> [Source excerpt]:
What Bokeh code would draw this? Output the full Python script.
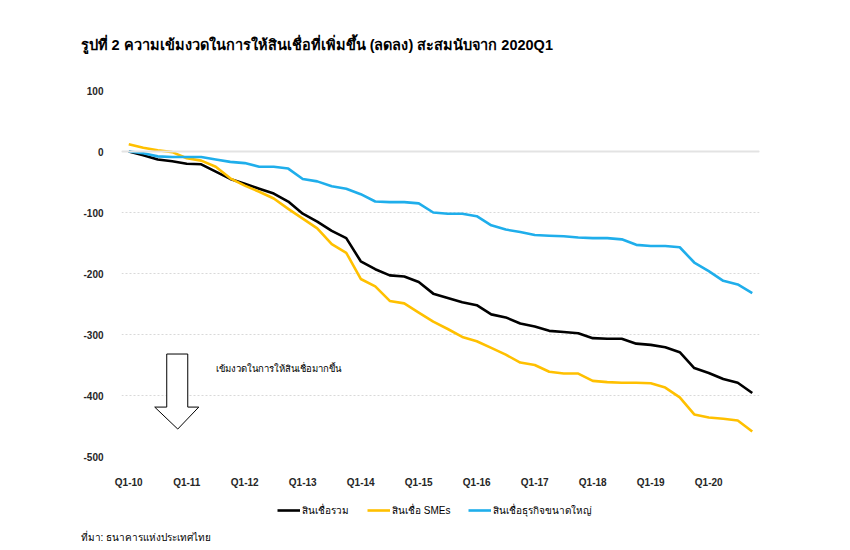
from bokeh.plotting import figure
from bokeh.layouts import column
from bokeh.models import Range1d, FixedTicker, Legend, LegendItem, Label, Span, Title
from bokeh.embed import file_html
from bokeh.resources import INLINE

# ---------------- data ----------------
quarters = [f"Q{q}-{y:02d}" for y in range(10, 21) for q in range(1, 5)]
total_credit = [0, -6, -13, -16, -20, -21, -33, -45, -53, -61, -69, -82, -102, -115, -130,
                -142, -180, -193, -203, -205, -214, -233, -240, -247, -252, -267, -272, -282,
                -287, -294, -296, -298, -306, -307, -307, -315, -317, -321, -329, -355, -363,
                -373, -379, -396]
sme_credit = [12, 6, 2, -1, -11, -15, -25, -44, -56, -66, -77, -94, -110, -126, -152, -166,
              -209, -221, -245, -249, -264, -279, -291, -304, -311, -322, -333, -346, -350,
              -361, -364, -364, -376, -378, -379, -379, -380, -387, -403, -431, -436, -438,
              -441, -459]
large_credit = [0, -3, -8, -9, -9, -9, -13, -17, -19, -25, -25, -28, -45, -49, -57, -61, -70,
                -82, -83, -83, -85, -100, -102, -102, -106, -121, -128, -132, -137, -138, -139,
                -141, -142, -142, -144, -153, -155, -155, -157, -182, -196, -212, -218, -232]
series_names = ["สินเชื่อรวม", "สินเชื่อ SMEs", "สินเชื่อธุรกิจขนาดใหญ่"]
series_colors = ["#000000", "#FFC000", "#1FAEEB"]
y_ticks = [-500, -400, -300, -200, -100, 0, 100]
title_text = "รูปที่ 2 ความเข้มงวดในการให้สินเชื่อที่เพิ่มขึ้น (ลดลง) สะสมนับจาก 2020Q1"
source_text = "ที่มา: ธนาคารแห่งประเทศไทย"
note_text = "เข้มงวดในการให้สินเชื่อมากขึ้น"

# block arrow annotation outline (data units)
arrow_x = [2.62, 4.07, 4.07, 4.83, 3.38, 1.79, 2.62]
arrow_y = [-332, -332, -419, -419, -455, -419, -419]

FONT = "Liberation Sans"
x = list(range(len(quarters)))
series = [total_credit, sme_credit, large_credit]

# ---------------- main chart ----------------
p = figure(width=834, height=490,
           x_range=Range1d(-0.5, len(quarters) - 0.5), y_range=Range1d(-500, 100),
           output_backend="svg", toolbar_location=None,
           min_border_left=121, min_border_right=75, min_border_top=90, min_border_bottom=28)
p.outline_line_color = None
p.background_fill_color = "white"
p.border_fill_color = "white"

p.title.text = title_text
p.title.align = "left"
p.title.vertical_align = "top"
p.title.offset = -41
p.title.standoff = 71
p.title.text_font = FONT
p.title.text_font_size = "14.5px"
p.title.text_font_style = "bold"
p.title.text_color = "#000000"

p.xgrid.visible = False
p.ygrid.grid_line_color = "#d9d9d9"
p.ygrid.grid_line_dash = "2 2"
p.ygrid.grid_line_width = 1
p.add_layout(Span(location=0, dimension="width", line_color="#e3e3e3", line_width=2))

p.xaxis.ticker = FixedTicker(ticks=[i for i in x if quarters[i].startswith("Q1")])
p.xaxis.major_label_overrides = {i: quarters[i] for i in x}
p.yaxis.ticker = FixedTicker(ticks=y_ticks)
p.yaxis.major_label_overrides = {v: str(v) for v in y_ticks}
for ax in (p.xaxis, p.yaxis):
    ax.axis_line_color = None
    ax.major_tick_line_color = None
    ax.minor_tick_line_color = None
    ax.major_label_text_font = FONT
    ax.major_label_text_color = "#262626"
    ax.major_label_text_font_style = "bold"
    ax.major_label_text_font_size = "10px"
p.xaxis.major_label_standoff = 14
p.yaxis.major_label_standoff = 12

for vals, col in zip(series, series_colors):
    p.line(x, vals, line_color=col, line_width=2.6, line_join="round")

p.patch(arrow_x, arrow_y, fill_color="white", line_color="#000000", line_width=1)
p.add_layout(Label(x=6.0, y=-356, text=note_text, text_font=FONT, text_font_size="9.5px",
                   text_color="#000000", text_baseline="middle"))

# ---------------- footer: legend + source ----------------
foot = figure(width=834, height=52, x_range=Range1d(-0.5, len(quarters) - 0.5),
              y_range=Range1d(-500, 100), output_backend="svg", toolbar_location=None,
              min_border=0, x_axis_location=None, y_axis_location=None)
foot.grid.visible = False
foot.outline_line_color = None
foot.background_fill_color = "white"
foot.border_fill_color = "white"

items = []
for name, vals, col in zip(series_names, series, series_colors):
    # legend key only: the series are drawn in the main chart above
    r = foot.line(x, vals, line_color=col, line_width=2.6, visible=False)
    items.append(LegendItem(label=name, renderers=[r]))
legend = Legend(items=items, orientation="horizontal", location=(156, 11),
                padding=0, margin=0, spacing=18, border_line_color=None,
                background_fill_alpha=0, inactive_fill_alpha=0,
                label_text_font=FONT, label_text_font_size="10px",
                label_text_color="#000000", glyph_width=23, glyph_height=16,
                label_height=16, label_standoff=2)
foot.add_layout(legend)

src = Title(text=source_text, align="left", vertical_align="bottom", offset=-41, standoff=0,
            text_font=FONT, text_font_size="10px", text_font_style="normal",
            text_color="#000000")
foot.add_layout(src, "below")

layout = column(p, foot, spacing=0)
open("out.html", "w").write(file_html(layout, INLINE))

> [The task]: Print, exactly as written, the lines above from the first one to the one containing "from bokeh.resources import INLINE". Leave out pictures.

> [Output for this task]:
What Bokeh code would draw this? Output the full Python script.
from bokeh.plotting import figure
from bokeh.layouts import column
from bokeh.models import Range1d, FixedTicker, Legend, LegendItem, Label, Span, Title
from bokeh.embed import file_html
from bokeh.resources import INLINE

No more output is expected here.